Seine Worte drangen mir ins Herz, und ich machte mich mit neuem Eifer daran, den mir zugeteilten Bereich zu reinigen, um das Haus des Herrn zu bewahren. Mit einem Pinsel, der ganz weiche Borsten hatte, staubte ich die schmalen Furchen der Türrahmen, Sockelleisten sowie Tisch- und Stuhlbeine ab. Hätte ich diesen Auftrag bei früherer Gelegenheit erhalten, hätte ich ihn wahrscheinlich als lächerlich betrachtet und nachlässig hie und da ein wenig Staub gewischt, um den Eindruck zu erwecken, beschäftigt zu sein. Aber dieses Mal achtete ich darauf, dass ich selbst die kleinsten Ritzen erreichte.

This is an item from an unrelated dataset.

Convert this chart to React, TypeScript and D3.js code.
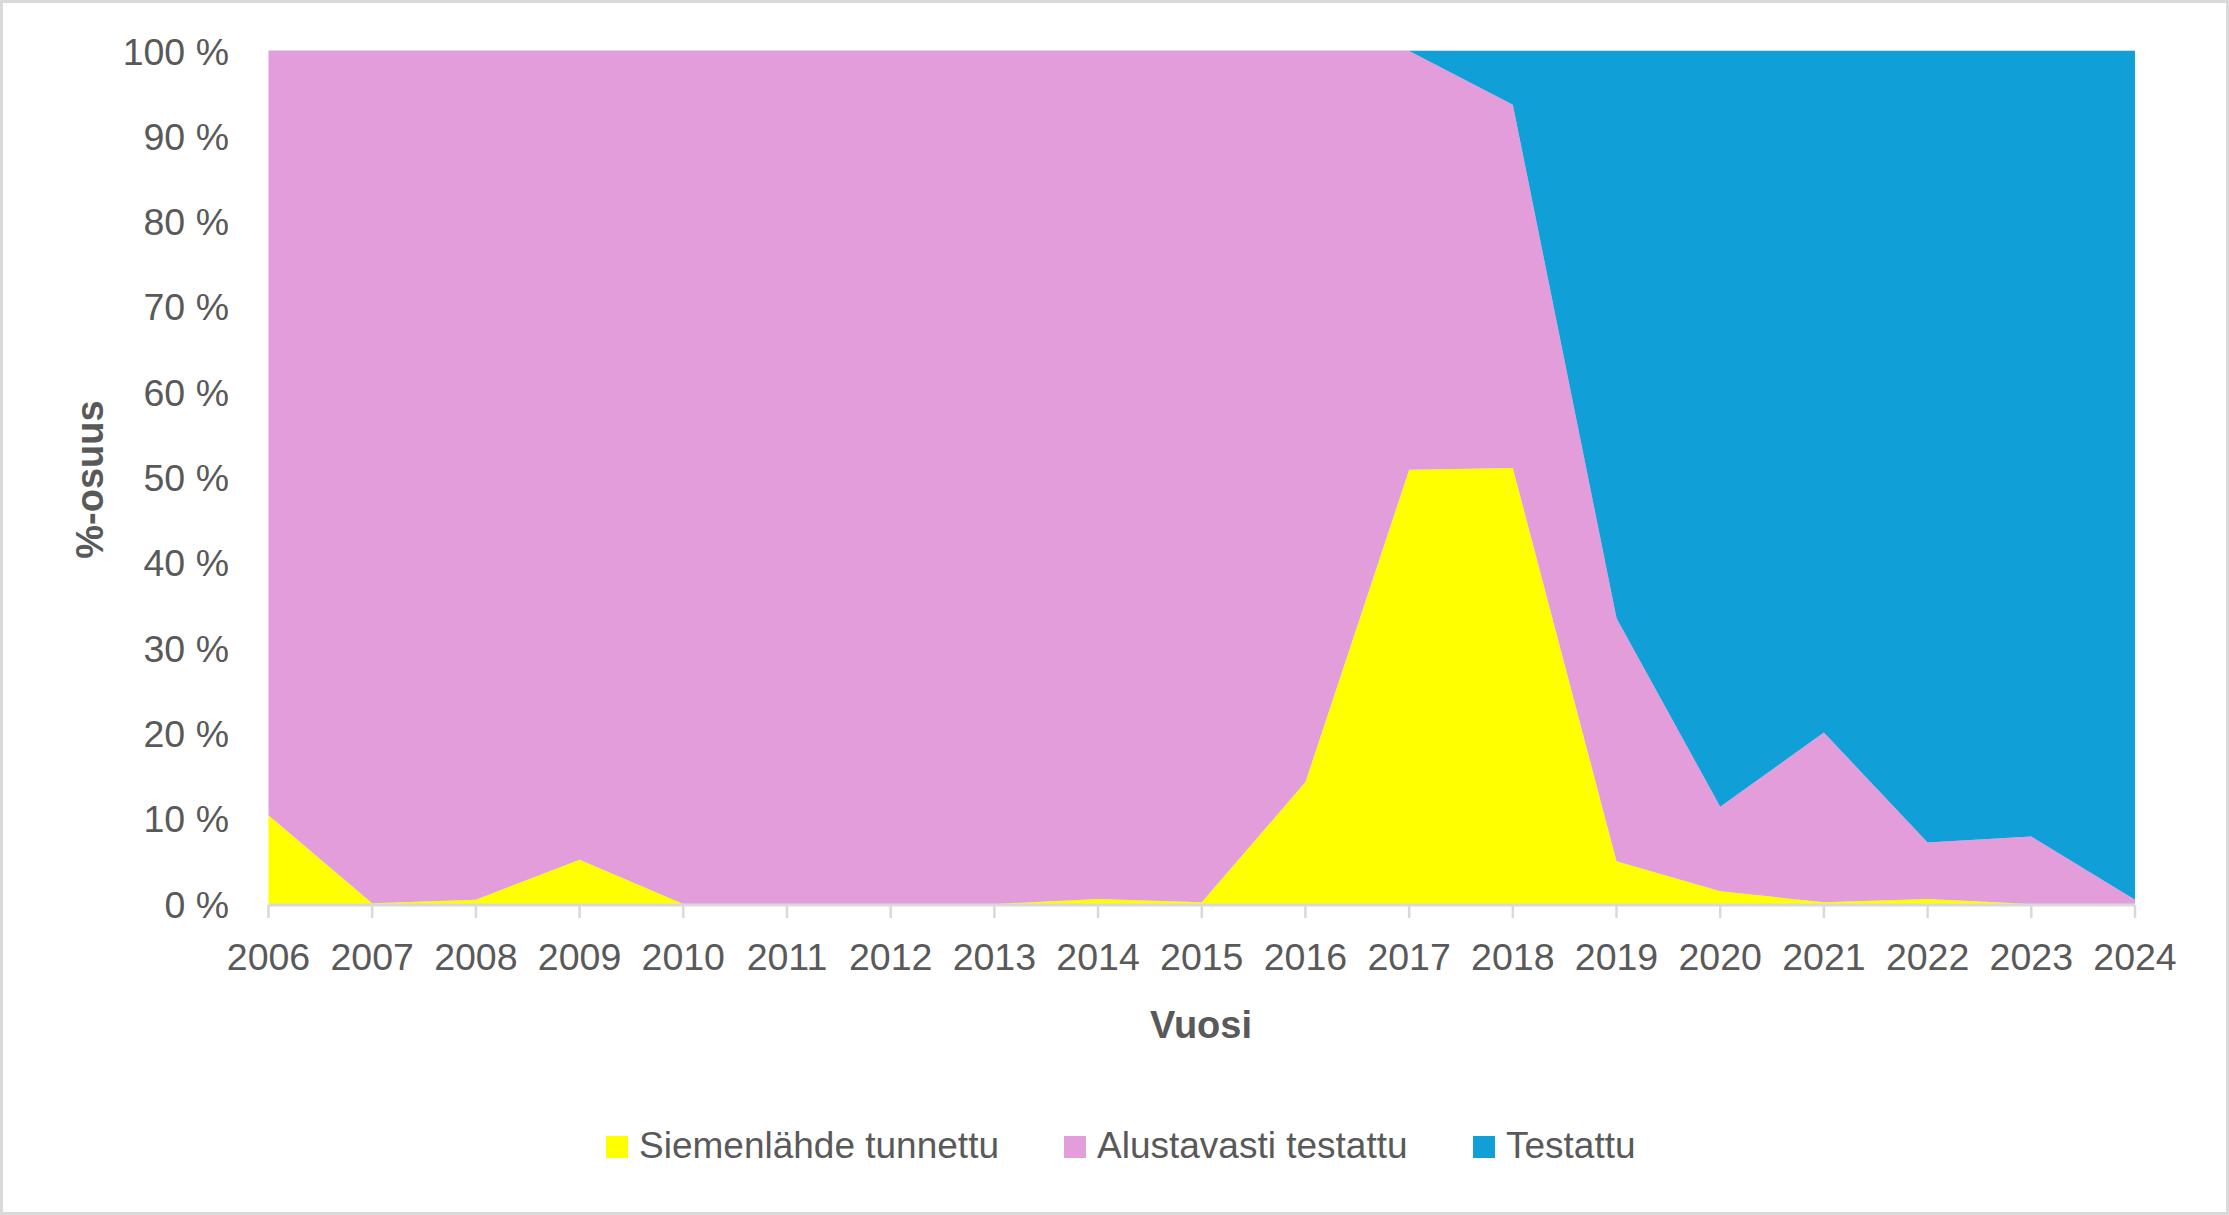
import React from "react";
import * as d3 from "d3";

const years = [2006, 2007, 2008, 2009, 2010, 2011, 2012, 2013, 2014, 2015, 2016, 2017, 2018, 2019, 2020, 2021, 2022, 2023, 2024];
const siemenlahde = [10.4, 0.1, 0.5, 5.2, 0, 0, 0, 0, 0.6, 0.2, 14.3, 50.9, 51.1, 5.0, 1.5, 0.2, 0.6, 0, 0];
const alustavasti = [89.6, 99.9, 99.5, 94.8, 100, 100, 100, 100, 99.4, 99.8, 85.7, 49.1, 42.6, 28.5, 9.9, 19.9, 6.6, 7.9, 0.5];
const testattu = [0, 0, 0, 0, 0, 0, 0, 0, 0, 0, 0, 0, 6.3, 66.5, 88.6, 79.9, 92.8, 92.1, 99.5];
const seriesNames = ["Siemenlähde tunnettu", "Alustavasti testattu", "Testattu"];
const seriesColors = ["#FFFF00", "#E39DDB", "#119FD7"];
const yTicks = [0, 10, 20, 30, 40, 50, 60, 70, 80, 90, 100];

const W = 2229;
const H = 1215;
const FONT = "'Liberation Sans', Arial, sans-serif";
const TEXT = "#595959";

export default function App() {
  const x = d3.scaleLinear().domain([2006, 2024]).range([268.5, 2135]);
  const y = d3.scaleLinear().domain([0, 100]).range([904, 51]);

  const rows = years.map((yr, i) => {
    const tot = siemenlahde[i] + alustavasti[i] + testattu[i];
    return {
      year: yr,
      s0: (siemenlahde[i] / tot) * 100,
      s1: (alustavasti[i] / tot) * 100,
      s2: (testattu[i] / tot) * 100,
    };
  });
  const stack = d3.stack<any>().keys(["s0", "s1", "s2"]);
  const stacked = stack(rows);
  const area = d3
    .area<any>()
    .x((d) => x(d.data.year))
    .y0((d) => y(d[0]))
    .y1((d) => y(d[1]));

  const legendX = [606, 1064, 1473];

  return (
    <svg
      width={W}
      height={H}
      viewBox={`0 0 ${W} ${H}`}
      style={{ position: "absolute", left: 0, top: 0, background: "#fff" }}
      fontFamily={FONT}
    >
      <rect x={1.5} y={1.5} width={W - 3} height={H - 3} fill="#fff" stroke="#D9D9D9" strokeWidth={3} />
      {yTicks.map((t) => (
        <line key={"g" + t} x1={x(2006)} x2={x(2024)} y1={y(t)} y2={y(t)} stroke="#D9D9D9" strokeWidth={2} />
      ))}
      {stacked.map((s, i) => (
        <path key={s.key} d={area(s) || ""} fill={seriesColors[i]} />
      ))}
      <line x1={x(2006)} x2={x(2024)} y1={905} y2={905} stroke="#D9D9D9" strokeWidth={3} />
      {years.map((yr) => (
        <g key={yr}>
          <line x1={x(yr)} x2={x(yr)} y1={905} y2={918} stroke="#D9D9D9" strokeWidth={2.5} />
          <text x={x(yr)} y={970} textAnchor="middle" fontSize={37.5} fill={TEXT}>
            {yr}
          </text>
        </g>
      ))}
      {yTicks.map((t) => (
        <text key={"t" + t} x={229} y={y(t) + 13.5} textAnchor="end" fontSize={37.5} fill={TEXT}>
          {`${t} %`}
        </text>
      ))}
      <text x={1201} y={1038} textAnchor="middle" fontSize={38} fontWeight="bold" fill={TEXT}>
        Vuosi
      </text>
      <text
        transform={`translate(103,${(y(0) + y(100)) / 2 + 2}) rotate(-90)`}
        textAnchor="middle"
        fontSize={38}
        fontWeight="bold"
        fill={TEXT}
      >
        %-osuus
      </text>
      {seriesNames.map((n, i) => (
        <g key={n}>
          <rect x={legendX[i]} y={1136} width={22} height={22} fill={seriesColors[i]} />
          <text x={legendX[i] + 33} y={1157.5} fontSize={37} fill={TEXT}>
            {n}
          </text>
        </g>
      ))}
    </svg>
  );
}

Da mich diese Arbeit weder körperlich noch geistig sonderlich beanspruchte, konnte ich in aller Ruhe nachdenken. Als Erstes wurde mir bewusst, dass ich zuhause nie auf solche Einzelheiten achtete, sondern nur die Bereiche putzte, die ein Besucher zu Gesicht bekam, während ich die Bereiche vernachlässigte, wo nur meine Familie und ich uns aufhielten.

Dann wurde mir bewusst, dass ich manchmal auf ähnliche Weise nach dem Evangelium lebte: Ich hielt mich an die Grundsätze und erfüllte die Aufträge, die am offenkundigsten waren, während ich manches nicht beachtete, was nur meine Familie und ich mitbekamen. Ich ging in die Kirche, erfüllte Berufungen und Aufträge, ging Besuchslehren – deutlich sichtbar für die Mitglieder meiner Gemeinde –, vernachlässigte aber, regelmäßig in den Tempel zu gehen, für mich allein und mit der Familie in den Schriften zu lesen und zu beten und den Familienabend abzuhalten. Ich unterrichtete und hielt Ansprachen in der Kirche, aber manchmal fehlte es mir an aufrichtiger Nächstenliebe im Umgang mit anderen.

An diesem Abend im Tempel betrachtete ich den Staubpinsel in meiner Hand und fragte mich: „Welchen kleinen Ritzen in meinem Leben muss ich mehr Aufmerksamkeit schenken?“ Ich wollte mir nicht einfach nur vornehmen, die Bereiche in meinem Leben, denen ich Aufmerksamkeit widmen musste, wiederholt zu reinigen. Vielmehr wollte ich mich mehr anstrengen, sie gar nicht erst schmutzig werden zu lassen.

Was ich bei dieser Reinigung des Tempel gelernt habe, kommt mir immer wieder in den Sinn, wenn wir ermahnt werden, uns „vor jeder Befleckung durch die Welt zu bewahren“ (Jakobus 1:27).